What is the difference between IaaS and PaaS cloud stocks?

IaaS (Infrastructure as a Service) companies sell raw compute and storage, billed by the hour or second. AWS, Azure, and Google Cloud are the dominant IaaS providers. PaaS (Platform as a Service) companies layer developer tooling, managed databases, and abstracted services on top of that raw infrastructure. Higher PaaS and SaaS revenue generally carries better margins than raw IaaS, which is worth tracking in segment disclosures.

Which cloud segment benefits most from AI demand?

AI training and inference consume enormous GPU compute delivered through cloud platforms. Hyperscalers have each disclosed that AI-related services are accelerating their overall cloud growth rates. The infrastructure layer, including networking, power, and cooling, benefits indirectly as hyperscalers build out data center capacity to meet that demand. The cloud software tier benefits through AI feature upsell rather than raw compute consumption.

How do cloud computing stocks differ from semiconductor stocks?

Semiconductor stocks are tied to chip design and manufacturing cycles, which tend to be lumpy and capital-intensive. Cloud computing stocks monetize the ongoing consumption of compute over time, giving them a more recurring revenue profile. The two are closely connected: hyperscalers are among the largest buyers of GPUs and custom silicon. Holding both gives you exposure at different points along the AI infrastructure supply chain.

How do hyperscaler earnings reports affect the broader tech supply chain?

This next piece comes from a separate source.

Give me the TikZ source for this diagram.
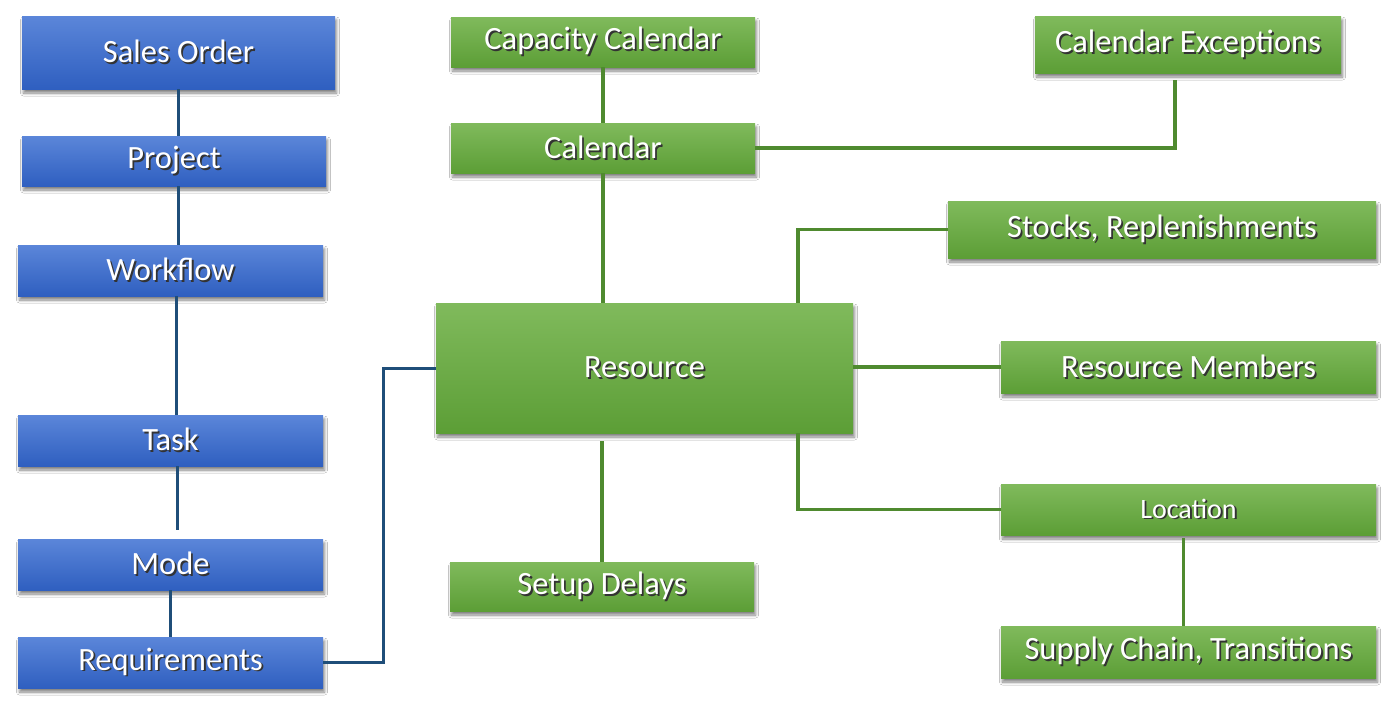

Hyperscaler earnings are a leading indicator for much of the technology supply chain. When AWS, Azure, or Google Cloud raises capital expenditure guidance, that signals future orders for GPU chips, networking switches, power systems, and data center construction. The effect typically flows through the supply chain over several subsequent quarters, making cloud earnings useful context for investors tracking semiconductor, networking, and infrastructure stocks.